_PROBLEM STATEMENT:_ Could you retype the lines below, starting at the line holding "Reproduce this chart with Bokeh." and stopping at the line holding "p.ygrid.ticker = FixedTicker(ticks=y_ticks)", inclusive? Copy them exactly and drop the images.

_RECORDS FOR THIS TASK:_
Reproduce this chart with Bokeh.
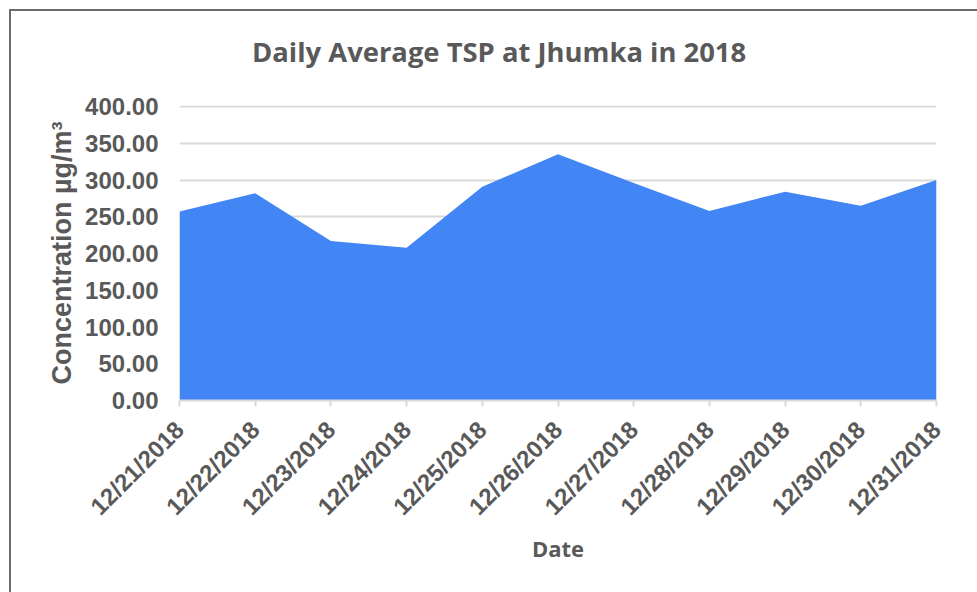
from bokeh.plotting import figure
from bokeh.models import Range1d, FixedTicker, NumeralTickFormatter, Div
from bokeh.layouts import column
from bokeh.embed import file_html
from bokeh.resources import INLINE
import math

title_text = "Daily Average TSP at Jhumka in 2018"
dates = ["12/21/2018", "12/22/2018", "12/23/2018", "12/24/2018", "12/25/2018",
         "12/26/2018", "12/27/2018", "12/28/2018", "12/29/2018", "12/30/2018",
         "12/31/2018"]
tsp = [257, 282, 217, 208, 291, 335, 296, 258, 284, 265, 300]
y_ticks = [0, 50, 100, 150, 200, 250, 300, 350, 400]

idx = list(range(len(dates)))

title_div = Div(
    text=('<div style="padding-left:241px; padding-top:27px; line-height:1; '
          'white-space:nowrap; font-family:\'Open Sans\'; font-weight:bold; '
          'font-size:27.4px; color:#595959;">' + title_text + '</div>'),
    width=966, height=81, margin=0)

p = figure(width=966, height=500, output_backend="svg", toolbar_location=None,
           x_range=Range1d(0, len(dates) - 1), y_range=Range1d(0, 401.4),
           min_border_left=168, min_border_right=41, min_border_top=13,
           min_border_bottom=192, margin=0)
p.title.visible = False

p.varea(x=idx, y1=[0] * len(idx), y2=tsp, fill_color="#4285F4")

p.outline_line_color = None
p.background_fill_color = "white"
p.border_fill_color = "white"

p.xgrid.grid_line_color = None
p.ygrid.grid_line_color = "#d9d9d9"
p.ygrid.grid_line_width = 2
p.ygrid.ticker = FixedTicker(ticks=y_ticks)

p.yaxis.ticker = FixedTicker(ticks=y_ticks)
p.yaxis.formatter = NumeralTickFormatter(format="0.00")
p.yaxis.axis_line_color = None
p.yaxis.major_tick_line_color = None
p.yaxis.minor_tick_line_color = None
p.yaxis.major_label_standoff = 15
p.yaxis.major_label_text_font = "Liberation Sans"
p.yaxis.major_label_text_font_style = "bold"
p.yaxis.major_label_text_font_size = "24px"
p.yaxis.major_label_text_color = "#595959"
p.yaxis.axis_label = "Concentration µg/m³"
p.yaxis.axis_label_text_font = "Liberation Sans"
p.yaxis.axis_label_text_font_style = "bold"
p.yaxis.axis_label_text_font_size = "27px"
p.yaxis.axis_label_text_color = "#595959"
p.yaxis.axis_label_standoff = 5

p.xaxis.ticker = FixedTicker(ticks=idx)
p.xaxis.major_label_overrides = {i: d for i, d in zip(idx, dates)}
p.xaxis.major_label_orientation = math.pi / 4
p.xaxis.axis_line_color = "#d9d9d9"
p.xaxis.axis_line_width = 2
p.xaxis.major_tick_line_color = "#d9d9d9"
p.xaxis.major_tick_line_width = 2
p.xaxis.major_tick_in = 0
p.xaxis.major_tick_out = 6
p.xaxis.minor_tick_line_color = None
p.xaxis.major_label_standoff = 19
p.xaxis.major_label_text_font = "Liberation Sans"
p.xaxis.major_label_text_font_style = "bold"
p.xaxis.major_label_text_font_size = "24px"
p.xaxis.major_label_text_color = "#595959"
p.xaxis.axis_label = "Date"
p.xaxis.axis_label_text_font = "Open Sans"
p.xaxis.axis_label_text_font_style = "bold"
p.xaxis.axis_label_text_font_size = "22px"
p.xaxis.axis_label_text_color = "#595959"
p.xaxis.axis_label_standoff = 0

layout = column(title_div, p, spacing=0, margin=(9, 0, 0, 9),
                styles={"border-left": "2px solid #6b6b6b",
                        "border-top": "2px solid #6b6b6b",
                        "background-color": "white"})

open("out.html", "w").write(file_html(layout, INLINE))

...

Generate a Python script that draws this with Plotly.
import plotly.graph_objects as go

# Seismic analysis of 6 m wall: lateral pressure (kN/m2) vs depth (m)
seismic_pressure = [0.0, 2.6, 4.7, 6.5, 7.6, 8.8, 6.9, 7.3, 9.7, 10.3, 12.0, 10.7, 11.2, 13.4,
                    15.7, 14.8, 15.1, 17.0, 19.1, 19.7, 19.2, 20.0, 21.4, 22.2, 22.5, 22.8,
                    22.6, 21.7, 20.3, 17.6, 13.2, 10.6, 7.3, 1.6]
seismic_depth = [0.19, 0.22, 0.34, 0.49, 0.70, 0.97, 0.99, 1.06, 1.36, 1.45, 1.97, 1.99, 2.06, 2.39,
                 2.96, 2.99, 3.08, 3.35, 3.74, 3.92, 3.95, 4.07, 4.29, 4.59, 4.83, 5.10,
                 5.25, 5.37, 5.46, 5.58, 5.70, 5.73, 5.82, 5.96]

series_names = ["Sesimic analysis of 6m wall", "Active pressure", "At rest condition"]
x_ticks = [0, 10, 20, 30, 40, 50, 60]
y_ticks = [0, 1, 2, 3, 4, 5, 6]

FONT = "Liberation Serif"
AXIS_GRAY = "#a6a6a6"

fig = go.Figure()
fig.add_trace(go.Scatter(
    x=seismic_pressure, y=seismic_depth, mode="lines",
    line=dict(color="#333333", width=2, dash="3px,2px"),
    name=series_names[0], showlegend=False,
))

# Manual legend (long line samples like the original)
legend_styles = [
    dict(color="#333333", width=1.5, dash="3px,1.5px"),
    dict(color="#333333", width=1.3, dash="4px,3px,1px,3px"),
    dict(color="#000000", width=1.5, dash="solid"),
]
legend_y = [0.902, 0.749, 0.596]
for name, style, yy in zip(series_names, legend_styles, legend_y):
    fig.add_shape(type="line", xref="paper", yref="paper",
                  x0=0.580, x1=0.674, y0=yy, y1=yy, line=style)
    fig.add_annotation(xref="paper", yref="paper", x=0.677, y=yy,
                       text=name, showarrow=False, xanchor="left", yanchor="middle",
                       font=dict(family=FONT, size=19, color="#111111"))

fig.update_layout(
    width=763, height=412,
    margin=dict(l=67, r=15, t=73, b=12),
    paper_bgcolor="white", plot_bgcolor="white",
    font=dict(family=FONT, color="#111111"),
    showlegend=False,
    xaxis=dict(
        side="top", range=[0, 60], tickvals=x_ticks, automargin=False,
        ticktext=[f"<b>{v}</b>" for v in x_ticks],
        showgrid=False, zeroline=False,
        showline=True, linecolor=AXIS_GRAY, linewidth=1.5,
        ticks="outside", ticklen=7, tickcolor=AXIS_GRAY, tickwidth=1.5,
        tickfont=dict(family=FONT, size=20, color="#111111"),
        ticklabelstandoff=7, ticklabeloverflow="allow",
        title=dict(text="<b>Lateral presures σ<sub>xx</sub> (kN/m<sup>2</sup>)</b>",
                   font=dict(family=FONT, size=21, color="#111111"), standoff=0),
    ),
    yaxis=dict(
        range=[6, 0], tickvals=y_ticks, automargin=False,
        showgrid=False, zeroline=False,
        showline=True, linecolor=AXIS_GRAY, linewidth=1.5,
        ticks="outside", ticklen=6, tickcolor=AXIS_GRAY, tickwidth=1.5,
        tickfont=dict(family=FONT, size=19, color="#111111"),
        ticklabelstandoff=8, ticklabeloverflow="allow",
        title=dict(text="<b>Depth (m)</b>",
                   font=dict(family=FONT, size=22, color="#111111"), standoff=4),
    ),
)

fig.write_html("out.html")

---

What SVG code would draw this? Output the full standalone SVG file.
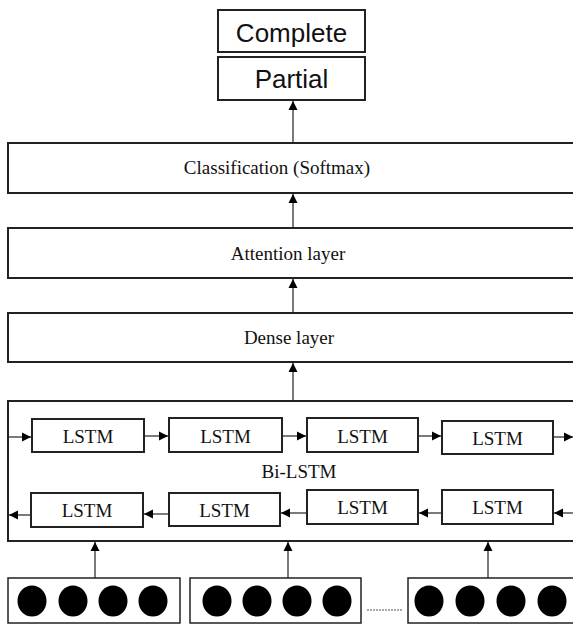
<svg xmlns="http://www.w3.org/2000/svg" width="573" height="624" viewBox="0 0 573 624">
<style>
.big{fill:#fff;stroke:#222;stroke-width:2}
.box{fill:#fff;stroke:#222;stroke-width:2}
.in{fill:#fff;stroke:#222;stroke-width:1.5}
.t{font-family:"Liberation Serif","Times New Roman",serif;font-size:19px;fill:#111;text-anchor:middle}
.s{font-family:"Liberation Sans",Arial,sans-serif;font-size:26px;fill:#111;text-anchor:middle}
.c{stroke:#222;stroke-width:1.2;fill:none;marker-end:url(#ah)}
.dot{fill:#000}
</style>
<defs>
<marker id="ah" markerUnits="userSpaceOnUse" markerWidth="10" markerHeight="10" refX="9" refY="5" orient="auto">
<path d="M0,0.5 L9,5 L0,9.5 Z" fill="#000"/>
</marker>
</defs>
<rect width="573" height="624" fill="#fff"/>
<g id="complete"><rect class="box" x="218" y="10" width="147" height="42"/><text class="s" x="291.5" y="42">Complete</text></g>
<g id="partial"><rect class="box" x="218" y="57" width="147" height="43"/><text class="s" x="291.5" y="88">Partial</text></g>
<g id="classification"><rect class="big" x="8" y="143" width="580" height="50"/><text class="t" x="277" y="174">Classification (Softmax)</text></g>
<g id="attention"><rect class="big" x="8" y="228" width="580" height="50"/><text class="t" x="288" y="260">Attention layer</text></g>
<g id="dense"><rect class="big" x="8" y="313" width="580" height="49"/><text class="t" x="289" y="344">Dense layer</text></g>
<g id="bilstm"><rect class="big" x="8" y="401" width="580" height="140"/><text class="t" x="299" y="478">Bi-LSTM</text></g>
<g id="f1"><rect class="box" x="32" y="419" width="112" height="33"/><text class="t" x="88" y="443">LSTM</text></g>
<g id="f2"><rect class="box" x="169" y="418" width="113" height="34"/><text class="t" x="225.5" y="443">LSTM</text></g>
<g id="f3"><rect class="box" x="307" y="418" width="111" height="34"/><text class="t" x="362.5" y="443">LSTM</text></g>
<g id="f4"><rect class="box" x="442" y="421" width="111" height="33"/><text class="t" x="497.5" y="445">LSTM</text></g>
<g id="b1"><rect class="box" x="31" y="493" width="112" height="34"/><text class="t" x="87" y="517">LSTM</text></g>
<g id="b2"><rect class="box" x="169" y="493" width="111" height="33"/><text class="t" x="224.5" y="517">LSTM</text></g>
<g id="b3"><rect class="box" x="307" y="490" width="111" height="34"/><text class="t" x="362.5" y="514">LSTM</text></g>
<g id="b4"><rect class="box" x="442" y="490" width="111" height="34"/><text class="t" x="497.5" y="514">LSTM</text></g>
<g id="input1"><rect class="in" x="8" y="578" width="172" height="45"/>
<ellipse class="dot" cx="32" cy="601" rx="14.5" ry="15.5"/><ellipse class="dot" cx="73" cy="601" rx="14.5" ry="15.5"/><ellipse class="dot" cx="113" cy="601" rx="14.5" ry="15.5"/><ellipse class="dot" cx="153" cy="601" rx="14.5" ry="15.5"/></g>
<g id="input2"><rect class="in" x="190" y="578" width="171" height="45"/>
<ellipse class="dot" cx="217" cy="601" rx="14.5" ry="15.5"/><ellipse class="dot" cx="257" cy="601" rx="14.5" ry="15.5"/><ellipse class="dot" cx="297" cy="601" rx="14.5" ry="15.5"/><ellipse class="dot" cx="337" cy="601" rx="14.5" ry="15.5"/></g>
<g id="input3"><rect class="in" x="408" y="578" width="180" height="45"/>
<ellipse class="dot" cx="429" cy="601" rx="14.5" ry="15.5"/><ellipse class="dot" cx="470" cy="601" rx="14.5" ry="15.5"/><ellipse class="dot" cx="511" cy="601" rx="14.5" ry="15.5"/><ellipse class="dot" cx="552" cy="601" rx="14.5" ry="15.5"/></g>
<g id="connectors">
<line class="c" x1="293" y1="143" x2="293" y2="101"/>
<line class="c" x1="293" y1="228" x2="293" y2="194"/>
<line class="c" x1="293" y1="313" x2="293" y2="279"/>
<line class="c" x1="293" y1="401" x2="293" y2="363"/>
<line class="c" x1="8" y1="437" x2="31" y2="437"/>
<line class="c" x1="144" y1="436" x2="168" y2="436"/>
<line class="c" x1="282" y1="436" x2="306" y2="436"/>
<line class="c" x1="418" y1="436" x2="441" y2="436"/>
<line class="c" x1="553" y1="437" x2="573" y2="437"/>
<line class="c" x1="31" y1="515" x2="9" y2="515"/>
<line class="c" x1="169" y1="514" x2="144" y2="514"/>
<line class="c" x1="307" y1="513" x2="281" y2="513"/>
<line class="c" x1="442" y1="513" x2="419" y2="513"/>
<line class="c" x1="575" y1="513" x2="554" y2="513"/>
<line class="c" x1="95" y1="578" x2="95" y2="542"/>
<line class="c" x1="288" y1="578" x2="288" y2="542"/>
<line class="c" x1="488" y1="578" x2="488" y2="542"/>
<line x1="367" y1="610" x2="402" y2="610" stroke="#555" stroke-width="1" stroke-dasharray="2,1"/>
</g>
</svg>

_RESULT BELOW:_
Reproduce this chart with Bokeh.
from bokeh.plotting import figure
from bokeh.models import Range1d, FixedTicker, NumeralTickFormatter, Div
from bokeh.layouts import column
from bokeh.embed import file_html
from bokeh.resources import INLINE
import math

title_text = "Daily Average TSP at Jhumka in 2018"
dates = ["12/21/2018", "12/22/2018", "12/23/2018", "12/24/2018", "12/25/2018",
         "12/26/2018", "12/27/2018", "12/28/2018", "12/29/2018", "12/30/2018",
         "12/31/2018"]
tsp = [257, 282, 217, 208, 291, 335, 296, 258, 284, 265, 300]
y_ticks = [0, 50, 100, 150, 200, 250, 300, 350, 400]

idx = list(range(len(dates)))

title_div = Div(
    text=('<div style="padding-left:241px; padding-top:27px; line-height:1; '
          'white-space:nowrap; font-family:\'Open Sans\'; font-weight:bold; '
          'font-size:27.4px; color:#595959;">' + title_text + '</div>'),
    width=966, height=81, margin=0)

p = figure(width=966, height=500, output_backend="svg", toolbar_location=None,
           x_range=Range1d(0, len(dates) - 1), y_range=Range1d(0, 401.4),
           min_border_left=168, min_border_right=41, min_border_top=13,
           min_border_bottom=192, margin=0)
p.title.visible = False

p.varea(x=idx, y1=[0] * len(idx), y2=tsp, fill_color="#4285F4")

p.outline_line_color = None
p.background_fill_color = "white"
p.border_fill_color = "white"

p.xgrid.grid_line_color = None
p.ygrid.grid_line_color = "#d9d9d9"
p.ygrid.grid_line_width = 2
p.ygrid.ticker = FixedTicker(ticks=y_ticks)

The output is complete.